Purwokerto — Dalam rangkaian Workshop Jurnalis Promosi UKM Sawit, Majalah Sawit Indonesia bersama Badan Pengelola Dana Perkebunan (BPDP) mengajak puluhan wartawan nasional menengok dapur produksi UMKM Berkah Kita di Purwokerto, Minggu, 23 November 2025.
Di bengkel sederhana itu, minyak goreng bekas—yang lazimnya berakhir di drum pengepul—diubah menjadi lilin aromaterapi, sabun cair, dan sabun padat.
UMKM Berkah Kita lahir pada November 2024, tak lama setelah pemiliknya, Apriani Ika Kurniawati, mengikuti pelatihan pengolahan limbah yang digelar Fakultas Pertanian Unsoed bersama BPDP. Apriani masih ingat betul bagaimana modul pelatihan itu langsung ia praktikkan di rumah. “Banyak yang penasaran dengan lilin aroma ini. Warnanya lembut, bentuknya cantik, sampai ada yang mengira puding,” katanya sambil tersenyum. Harga produk, ujarnya, dibuat merakyat: Rp6.000 sampai Rp12.000.
Sebagian besar produksi Berkah Kita berjalan berbasis pesanan. Bila permintaan memuncak, kapasitasnya bisa mencapai ratusan unit per hari. Dukungan BPDP, terutama dalam agenda sosialisasi dan pemasaran, membuat pesanan kian deras—mulai dari suvenir kegiatan hingga hampers kantor. “Pesanan dari BPDP pernah kami kirim ke Yogyakarta dan Jakarta, untuk sabun maupun lilin. Karena peralatan kami terbatas, kami menggandeng UMKM binaan Unsoed khusus untuk pembuatan sabun. Dalam kurang dari seminggu, semua pesanan beres,” kata Apriani.
Aktivitas UMKM ini berkelindan erat dengan gerakan pengelolaan sampah di Desa Rempoah, Kecamatan Baturraden, tempat Apriani mengabdi sebagai perangkat desa. Sejak mendapat bantuan pembangunan hangar TPS3R (Tempat Pengolahan Sampah Reduce, Reuse, Recycle) dari Kementerian PUPR pada 2019, Rempoah menjelma laboratorium kecil tata kelola sampah. Desa ini pernah meraih juara dua tingkat provinsi, dan kemudian menjadi magnet studi banding dari berbagai daerah—mulai dari dinas, sekretariat daerah, hingga kejaksaan. “Rempoah jadi rujukan banyak pihak. Kami bahkan berkembang menjadi desa wisata berbasis pengelolaan sampah,” katanya.

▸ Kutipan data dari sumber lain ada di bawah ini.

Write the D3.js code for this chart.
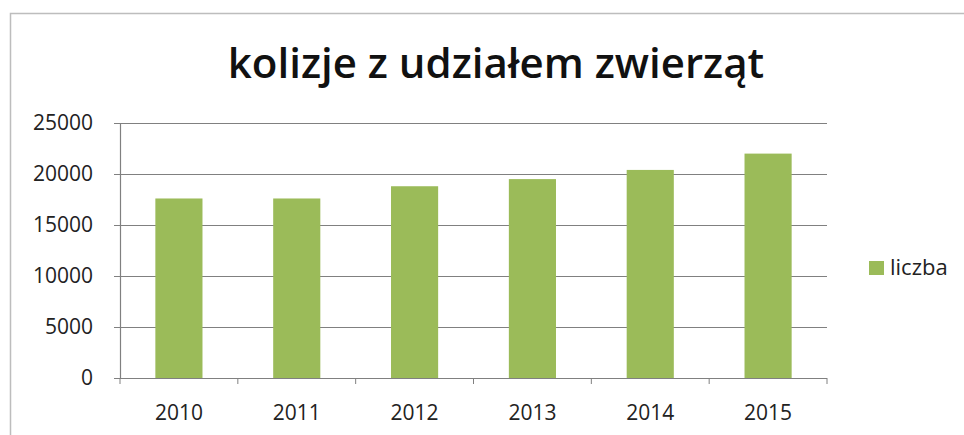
<!DOCTYPE html>
<html>
<head>
<meta charset="utf-8">
<script src="https://cdn.jsdelivr.net/npm/d3@7"></script>
<style>
  body { margin: 0; background: #fff; }
  svg text { font-family: "Open Sans", "Noto Sans", sans-serif; fill: #222; }
</style>
</head>
<body>
<div id="chart"></div>
<script>
  // data
  var years = ["2010", "2011", "2012", "2013", "2014", "2015"];
  var counts = [17600, 17600, 18800, 19500, 20400, 22000];
  var yTicks = [0, 5000, 10000, 15000, 20000, 25000];
  var seriesName = "liczba";
  var title = "kolizje z udziałem zwierząt";

  var W = 964, H = 435;
  var margin = { top: 123, right: 137, bottom: 57, left: 120 },
      width = W - margin.left - margin.right,
      height = H - margin.top - margin.bottom;

  var svg = d3.select("#chart")
      .append("svg")
      .attr("width", W)
      .attr("height", H);

  // chart frame (top + left edges visible)
  svg.append("path")
      .attr("d", "M10.5," + H + "V13.5H" + W)
      .attr("fill", "none")
      .attr("stroke", "#bdbdbd")
      .attr("stroke-width", 1.5);

  // title
  svg.append("text")
      .attr("x", 496)
      .attr("y", 78)
      .attr("text-anchor", "middle")
      .style("font-size", "42px")
      .style("font-weight", 600)
      .style("fill", "#111")
      .text(title);

  var g = svg.append("g")
      .attr("transform", "translate(" + margin.left + "," + margin.top + ")");

  var x = d3.scaleBand()
      .domain(years)
      .range([0, width])
      .paddingInner(0.6)
      .paddingOuter(0.3);

  var y = d3.scaleLinear()
      .domain([0, 25000])
      .range([height, 0]);

  // gridlines
  g.append("g")
      .selectAll("line")
      .data(yTicks)
      .enter()
      .append("line")
      .attr("x1", -6)
      .attr("x2", width)
      .attr("y1", function (d) { return Math.round(y(d)) + 0.5; })
      .attr("y2", function (d) { return Math.round(y(d)) + 0.5; })
      .attr("stroke", "#808080")
      .attr("stroke-width", 1.2);

  // bars
  g.append("g")
      .selectAll("rect")
      .data(counts)
      .enter()
      .append("rect")
      .attr("x", function (d, i) { return x(years[i]); })
      .attr("y", function (d) { return y(d); })
      .attr("width", x.bandwidth())
      .attr("height", function (d) { return height - y(d); })
      .attr("fill", "#9bbb59");

  // Y axis
  var yAxis = g.append("g")
      .call(d3.axisLeft(y).tickValues(yTicks).tickSize(6).tickPadding(21).tickFormat(d3.format("d")));
  yAxis.select(".domain").attr("stroke", "#808080").attr("stroke-width", 1.2);
  yAxis.selectAll(".tick line").attr("stroke", "#808080");
  yAxis.selectAll("text").style("font-size", "21px").style("fill", "#222");

  // X axis with ticks at category boundaries
  var bounds = d3.range(years.length + 1).map(function (i) { return i * width / years.length; });
  var xAxisG = g.append("g").attr("transform", "translate(0," + height + ")");
  xAxisG.append("line")
      .attr("x1", 0).attr("x2", width)
      .attr("y1", 0.5).attr("y2", 0.5)
      .attr("stroke", "#808080").attr("stroke-width", 1.2);
  xAxisG.selectAll(".bt")
      .data(bounds)
      .enter()
      .append("line")
      .attr("x1", function (d) { return d; })
      .attr("x2", function (d) { return d; })
      .attr("y1", 0).attr("y2", 6)
      .attr("stroke", "#808080");
  xAxisG.selectAll(".lbl")
      .data(years)
      .enter()
      .append("text")
      .attr("x", function (d) { return x(d) + x.bandwidth() / 2; })
      .attr("y", 42)
      .attr("text-anchor", "middle")
      .style("font-size", "21px")
      .text(function (d) { return d; });

  // legend
  var legend = svg.append("g").attr("transform", "translate(869,261)");
  legend.append("rect")
      .attr("width", 15)
      .attr("height", 14)
      .attr("fill", "#9bbb59");
  legend.append("text")
      .attr("x", 21)
      .attr("y", 14)
      .style("font-size", "22px")
      .text(seriesName);
</script>
</body>
</html>
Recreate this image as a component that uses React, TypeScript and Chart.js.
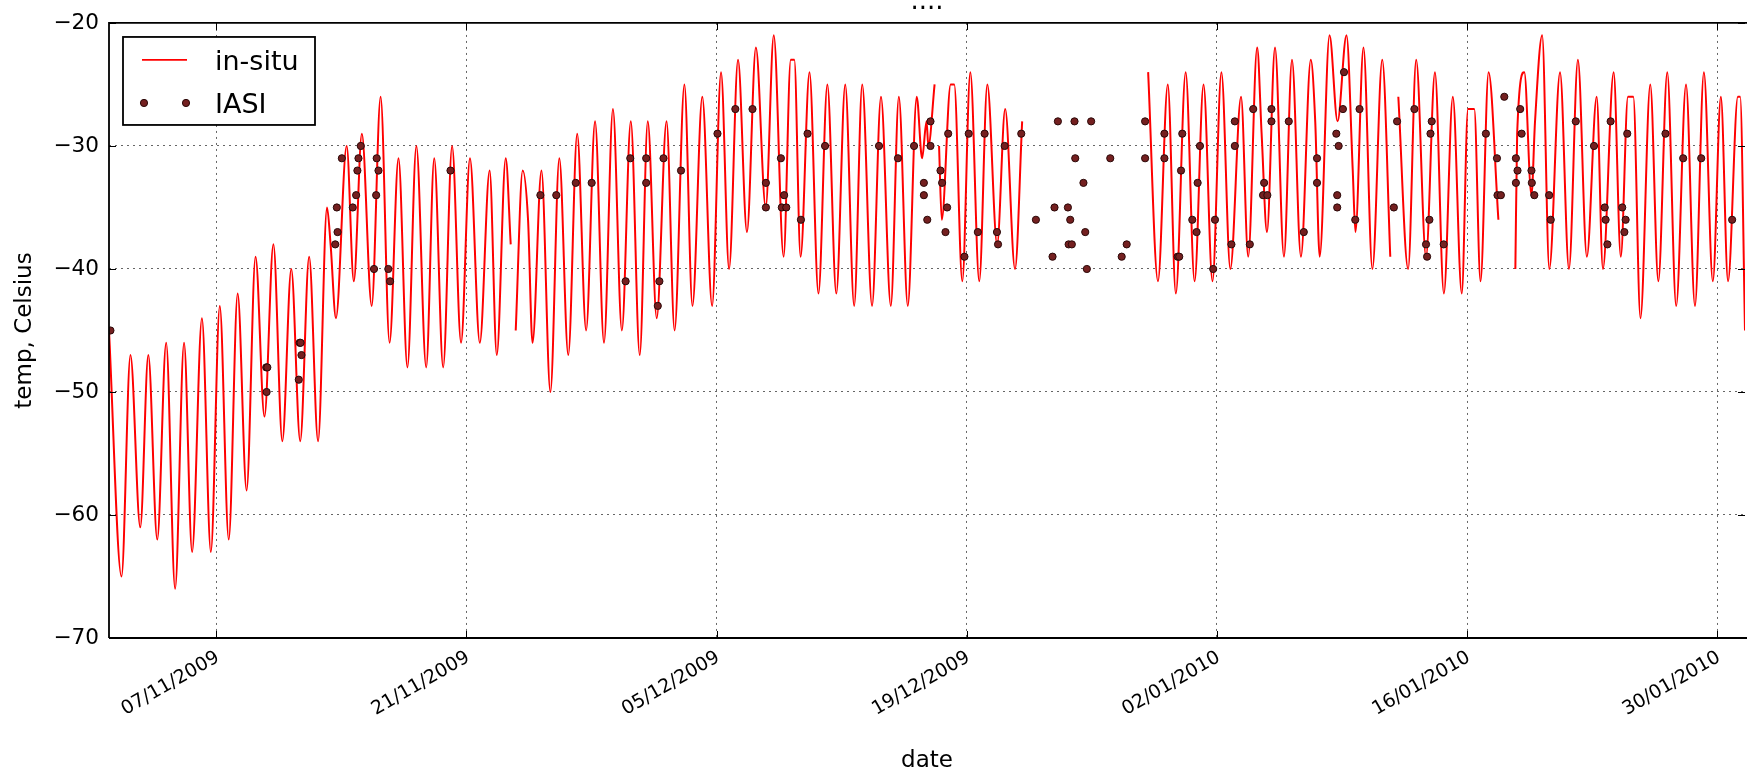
import React, { useEffect, useRef } from "react";
import { Chart, registerables } from "chart.js";

Chart.register(...registerables);

// x values: days since 01/11/2009 00:00
const xTickDays = [6, 20, 34, 48, 62, 76, 90];
const xTickLabels = ["07/11/2009", "21/11/2009", "05/12/2009", "19/12/2009", "02/01/2010", "16/01/2010", "30/01/2010"];
const yTickValues = [-70, -60, -50, -40, -30, -20];

const insituDay = [
  0.0, 0.7, 1.2, 1.75, 2.2, 2.7, 3.2, 3.7, 4.2, 4.65, 5.2, 5.7, 6.2, 6.7, 7.2, 7.7, 8.2, 8.7, 9.2, 9.7,
  10.2, 10.7, 11.2, 11.7, 12.2, 12.4, 12.7, 13.3, 13.7, 14.15, 14.7, 15.2, 15.7, 16.2, 16.7, 17.2, 17.75, 18.2, 18.7, 19.2,
  19.7, 20.2, 20.75, 21.3, 21.7, 22.2, 22.48, 22.6, 22.76, 23.15, 23.45, 23.7, 24.2, 24.7, 25.2, 25.7, 26.2, 26.7, 27.2, 27.7,
  28.2, 28.7, 29.2, 29.7, 30.15, 30.65, 31.2, 31.65, 32.2, 32.65, 33.2, 33.75, 34.25, 34.7, 35.2, 35.7, 36.2, 36.75, 37.2, 37.75,
  38.15, 38.35, 38.7, 39.2, 39.7, 40.2, 40.7, 41.2, 41.7, 42.15, 42.7, 43.2, 43.75, 44.2, 44.7, 45.2, 45.5, 45.75, 45.85, 46.2,
  46.3, 46.45, 46.6, 47.1, 47.3, 47.75, 48.2, 48.7, 49.15, 49.7, 50.15, 50.7, 51.1, 51.2, 58.15, 58.7, 59.25, 59.7, 60.25, 60.75,
  61.25, 61.75, 62.25, 62.75, 63.35, 63.75, 64.25, 64.5, 64.8, 65.25, 65.75, 66.2, 66.7, 67.25, 67.5, 67.75, 68.3, 68.75, 69.25, 69.6,
  69.75, 70.2, 70.7, 71.25, 71.7, 71.9, 72.15, 72.7, 73.15, 73.7, 74.2, 74.7, 75.2, 75.7, 76.05, 76.4, 76.75, 77.2, 77.75, 78.2,
  78.7, 78.8, 79.2, 79.6, 79.8, 80.2, 80.6, 81.2, 81.7, 82.2, 82.7, 83.25, 83.6, 84.2, 84.6, 85.0, 85.3, 85.7, 86.25, 86.7,
  87.2, 87.7, 88.25, 88.75, 89.25, 89.75, 90.2, 90.6, 91.15, 91.28, 91.55,
];

const insituTemp: (number | null)[] = [
  -45, -65, -47, -61, -47, -62, -46, -66, -46, -63, -44, -63, -43, -62, -42, -58, -39, -52, -38, -54,
  -40, -54, -39, -54, -35, -38, -44, -30, -41, -29, -43, -26, -46, -31, -48, -30, -48, -31, -48, -30,
  -46, -31, -46, -32, -47, -31, -38, null, -45, -32, -36, -46, -32, -50, -31, -47, -29, -45, -28, -46,
  -27, -45, -28, -47, -28, -44, -28, -45, -25, -43, -26, -43, -24, -40, -23, -37, -22, -35, -21, -39,
  -23, -23, -39, -24, -42, -25, -42, -25, -43, -25, -43, -26, -43, -26, -43, -26, -31, -28, -30, -25,
  null, -30, -36, -25, -25, -41, -24, -41, -25, -38, -27, -40, -28, null, -24, -41, -25, -42, -24, -41,
  -25, -41, -24, -40, -26, -39, -22, -29, -37, -22, -39, -23, -39, -23, -28, -39, -21, -28, -21, -32,
  -37, -22, -40, -23, -39, null, -26, -40, -23, -39, -24, -42, -26, -42, -27, -27, -41, -24, -36, null,
  -40, -29, -24, -34, -28, -21, -40, -24, -40, -23, -39, -26, -40, -24, -39, -26, -26, -44, -25, -41,
  -24, -43, -25, -43, -24, -41, -26, -41, -26, -26, -45,
];

const iasiDay = [
  0.08, 8.8, 8.82, 8.86, 10.62, 10.67, 10.72, 10.77, 12.66, 12.75, 12.79, 13.03, 13.64, 13.83, 13.9, 13.96, 14.09, 14.83, 14.95, 14.98,
  15.08, 15.63, 15.73, 19.11, 24.14, 25.03, 26.12, 27.01, 28.91, 29.17, 30.06, 30.06, 30.71, 30.8, 31.03, 32.01, 34.05, 35.05, 36.01, 36.76,
  36.76, 37.6, 37.65, 37.78, 37.9, 38.72, 39.09, 40.07, 43.09, 44.15, 45.05, 45.6, 45.6, 45.79, 45.97, 45.97, 46.53, 46.62, 46.81, 46.9,
  46.96, 47.87, 48.11, 48.62, 49.0, 49.69, 49.75, 50.12, 51.05, 51.87, 52.8, 52.91, 53.1, 53.66, 53.7, 53.79, 53.88, 54.03, 54.07, 54.53,
  54.63, 54.72, 54.96, 56.03, 56.67, 56.95, 57.98, 57.98, 59.06, 59.06, 59.8, 59.89, 59.99, 60.06, 60.62, 60.86, 60.92, 61.05, 61.79, 61.89,
  62.81, 63.0, 63.0, 63.84, 64.03, 64.58, 64.64, 64.82, 65.05, 65.05, 66.02, 66.86, 67.6, 67.6, 68.68, 68.73, 68.73, 68.81, 69.05, 69.11,
  69.74, 69.98, 71.9, 72.08, 73.05, 73.7, 73.76, 73.89, 73.95, 74.02, 74.69, 77.05, 77.67, 77.7, 77.89, 78.08, 78.73, 78.73, 78.82, 78.97,
  79.05, 79.6, 79.62, 79.76, 80.59, 80.68, 82.08, 83.1, 83.7, 83.75, 83.85, 84.03, 84.68, 84.8, 84.87, 84.96, 87.1, 88.09, 89.1, 90.83,
];

const iasiTemp = [
  -45, -48, -50, -48, -49, -46, -46, -47, -38, -35, -37, -31, -35, -34, -32, -31, -30, -40, -34, -31,
  -32, -40, -41, -32, -34, -34, -33, -33, -41, -31, -31, -33, -43, -41, -31, -32, -29, -27, -27, -33,
  -35, -31, -35, -34, -35, -36, -29, -30, -30, -31, -30, -33, -34, -36, -28, -30, -32, -33, -37, -35,
  -29, -39, -29, -37, -29, -37, -38, -30, -29, -36, -39, -35, -28, -35, -38, -36, -38, -28, -31, -33,
  -37, -40, -28, -31, -39, -38, -28, -31, -29, -31, -39, -39, -32, -29, -36, -37, -33, -30, -40, -36,
  -38, -28, -30, -38, -27, -34, -33, -34, -27, -28, -28, -37, -31, -33, -29, -34, -35, -30, -27, -24,
  -36, -27, -35, -28, -27, -38, -39, -36, -29, -28, -38, -29, -31, -34, -34, -26, -31, -33, -32, -27,
  -29, -32, -33, -34, -34, -36, -28, -30, -35, -36, -38, -28, -35, -37, -36, -29, -29, -31, -31, -36,
];

const FONT = "'DejaVu Sans', 'Liberation Sans', sans-serif";
const LINE_COLOR = "#ff0000";
const DOT_FILL = "#742020";
const DOT_EDGE = "#2a0808";

const minusLabel = (v: number) => (v < 0 ? "\u2212" + Math.abs(v) : String(v));

const framePlugin = {
  id: "mplFrame",
  afterDraw(chart: any) {
    const { ctx, chartArea: a, scales } = chart;
    const xs = scales.x;
    const ys = scales.y;
    ctx.save();
    // inner ticks
    ctx.strokeStyle = "#000";
    ctx.lineWidth = 1;
    ctx.beginPath();
    for (const t of xs.ticks) {
      const px = Math.round(xs.getPixelForValue(t.value)) + 0.5;
      ctx.moveTo(px, a.bottom);
      ctx.lineTo(px, a.bottom - 7);
      ctx.moveTo(px, a.top);
      ctx.lineTo(px, a.top + 7);
    }
    for (const t of ys.ticks) {
      const py = Math.round(ys.getPixelForValue(t.value)) + 0.5;
      ctx.moveTo(a.left, py);
      ctx.lineTo(a.left + 7, py);
      ctx.moveTo(a.right, py);
      ctx.lineTo(a.right - 7, py);
    }
    ctx.stroke();
    // spines
    ctx.lineWidth = 1.8;
    ctx.beginPath();
    ctx.moveTo(a.left, a.bottom);
    ctx.lineTo(a.left, a.top);
    ctx.lineTo(a.right + 2, a.top);
    ctx.moveTo(a.left, a.bottom);
    ctx.lineTo(a.right + 2, a.bottom);
    ctx.stroke();

    // x tick labels, rotated 30 degrees, right end anchored at the tick
    ctx.fillStyle = "#000";
    ctx.font = `19px ${FONT}`;
    ctx.textAlign = "right";
    ctx.textBaseline = "top";
    xs.ticks.forEach((t: any, i: number) => {
      const px = xs.getPixelForValue(t.value);
      ctx.save();
      ctx.translate(px - 3, a.bottom + 10);
      ctx.rotate(-Math.PI / 6);
      ctx.fillText(xTickLabels[i], 0, 0);
      ctx.restore();
    });

    // title
    ctx.font = `26px ${FONT}`;
    ctx.textAlign = "center";
    ctx.textBaseline = "alphabetic";
    ctx.fillText("....", (a.left + a.right) / 2, a.top - 14);

    // legend (matplotlib style)
    const lx = a.left + 14;
    const ly = a.top + 14;
    const lw = 192;
    const lh = 88;
    ctx.fillStyle = "#fff";
    ctx.fillRect(lx, ly, lw, lh);
    ctx.strokeStyle = "#000";
    ctx.lineWidth = 1.8;
    ctx.strokeRect(lx, ly, lw, lh);
    const ds = chart.data.datasets;
    ctx.strokeStyle = LINE_COLOR;
    ctx.lineWidth = 1.8;
    ctx.beginPath();
    ctx.moveTo(lx + 19, ly + 23);
    ctx.lineTo(lx + 64, ly + 23);
    ctx.stroke();
    for (const dx of [21, 63]) {
      ctx.beginPath();
      ctx.arc(lx + dx, ly + 66, 3.6, 0, Math.PI * 2);
      ctx.fillStyle = DOT_FILL;
      ctx.fill();
      ctx.strokeStyle = DOT_EDGE;
      ctx.lineWidth = 1;
      ctx.stroke();
    }
    ctx.fillStyle = "#000";
    ctx.font = `27px ${FONT}`;
    ctx.textAlign = "left";
    ctx.textBaseline = "alphabetic";
    ctx.fillText(ds[1].label, lx + 92, ly + 33);
    ctx.fillText(ds[0].label, lx + 92, ly + 76);
    ctx.restore();
  },
};

export default function App() {
  const ref = useRef<HTMLCanvasElement | null>(null);

  useEffect(() => {
    document.body.style.margin = "0";
    const canvas = ref.current;
    if (!canvas) return;
    const insituPoints = insituDay.map((d, i) => ({ x: d, y: insituTemp[i] }));
    const iasiPoints = iasiDay.map((d, i) => ({ x: d, y: iasiTemp[i] }));

    const chart = new Chart(canvas, {
      type: "scatter",
      data: {
        datasets: [
          {
            label: "IASI",
            data: iasiPoints,
            showLine: false,
            pointRadius: 3.6,
            pointBackgroundColor: DOT_FILL,
            pointBorderColor: DOT_EDGE,
            pointBorderWidth: 1,
            order: 1,
          },
          {
            label: "in-situ",
            data: insituPoints as any,
            showLine: true,
            spanGaps: false,
            borderColor: LINE_COLOR,
            borderWidth: 2,
            pointRadius: 0,
            cubicInterpolationMode: "monotone",
            order: 2,
          },
        ],
      },
      options: {
        animation: false,
        responsive: false,
        devicePixelRatio: 1,
        layout: { padding: { top: 22, left: 0, right: 0, bottom: 0 } },
        plugins: {
          legend: { display: false },
          tooltip: { enabled: false },
          title: { display: false },
        },
        scales: {
          x: {
            type: "linear",
            min: 0,
            max: 91.55,
            afterBuildTicks: (scale: any) => {
              scale.ticks = xTickDays.map((v) => ({ value: v }));
            },
            afterFit: (scale: any) => {
              scale.height = 138;
            },
            ticks: {
              display: false,
            },
            grid: {
              color: "rgba(0,0,0,0.6)",
              lineWidth: 1,
              drawTicks: false,
            },
            border: { display: false, dash: [2, 4] },
            title: {
              display: true,
              text: "date",
              color: "#000",
              font: { family: FONT, size: 23 },
              padding: { top: 0, bottom: 1 },
            },
          },
          y: {
            type: "linear",
            min: -70,
            max: -20,
            afterBuildTicks: (scale: any) => {
              scale.ticks = yTickValues.map((v) => ({ value: v }));
            },
            afterFit: (scale: any) => {
              scale.width = 109;
            },
            ticks: {
              padding: 10,
              color: "#000",
              font: { family: FONT, size: 21.6 },
              callback: (v: any) => minusLabel(Number(v)),
            },
            grid: {
              color: "rgba(0,0,0,0.6)",
              lineWidth: 1,
              drawTicks: false,
            },
            border: { display: false, dash: [2, 4] },
            title: {
              display: true,
              text: "temp, Celsius",
              color: "#000",
              font: { family: FONT, size: 23 },
              padding: { top: 11, bottom: 0 },
            },
          },
        },
      },
      plugins: [framePlugin],
    });
    return () => chart.destroy();
  }, []);

  return (
    <div style={{ width: 1750, height: 776, background: "#fff" }}>
      <canvas ref={ref} width={1750} height={776} style={{ display: "block" }} />
    </div>
  );
}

Produk Berkah Kita pun kerap diborong korporasi dan lembaga negara. “ANTAM pernah memesan lilin ratusan unit. BPDP juga sering ambil produk kami untuk acara nasional,” ujar Apriani.
Ketua Pelaksana Workshop Industri Hilir Sawit, Qayum Amri, menyebut kunjungan ini sebagai cara membuka mata jurnalis bahwa UMKM sawit tak melulu soal pangan atau kosmetik, tetapi juga kreativitas lokal yang bergerak dari dapur rumah. “Kami ingin jurnalis dan publik melihat potensi UMKM berbasis sawit dari dekat, sekaligus memahami bagaimana hilirisasi bisa tumbuh dari skala desa,” ucapnya.
Dari sisi BPDP, komitmen terhadap penguatan UMKM hilir sawit ditegaskan Staf Divisi UKMK, Feri Taryana. Menurut dia, dukungan BPDP tak hanya soal pelatihan, tetapi juga jejaring pemasaran dan publikasi. Ia menyebut model usaha seperti Berkah Kita—yang oleh Apriani pernah dinamai Lunar—menunjukkan bagaimana jelantah dapat berhenti menjadi barang buangan. “Biasanya minyak jelantah hanya dikumpulkan untuk kemudian diekspor. Di sini, jelantah naik kelas: menjadi lilin aromatik dan sabun ramah lingkungan,” katanya.
Feri menyebut inovasi Apriani selaras dengan agenda circular economy yang sedang digencarkan BPDP. Limbah kembali dipakai, nilai ekonomi muncul, dan desa ikut bergerak. “Inilah contoh kapasitas UMKM yang terus kami dorong di sektor hilir sawit,” ujarnya.
Jejak kecil dari Purwokerto itu memperlihatkan satu hal: dalam siklus sawit, kreativitas bisa tumbuh dari apa yang dianggap sisa. Dari minyak bekas di wajan, menjadi lilin yang wangi di ruang tamu. Dari dapur rumah, menjadi cerita hilirisasi yang membumi.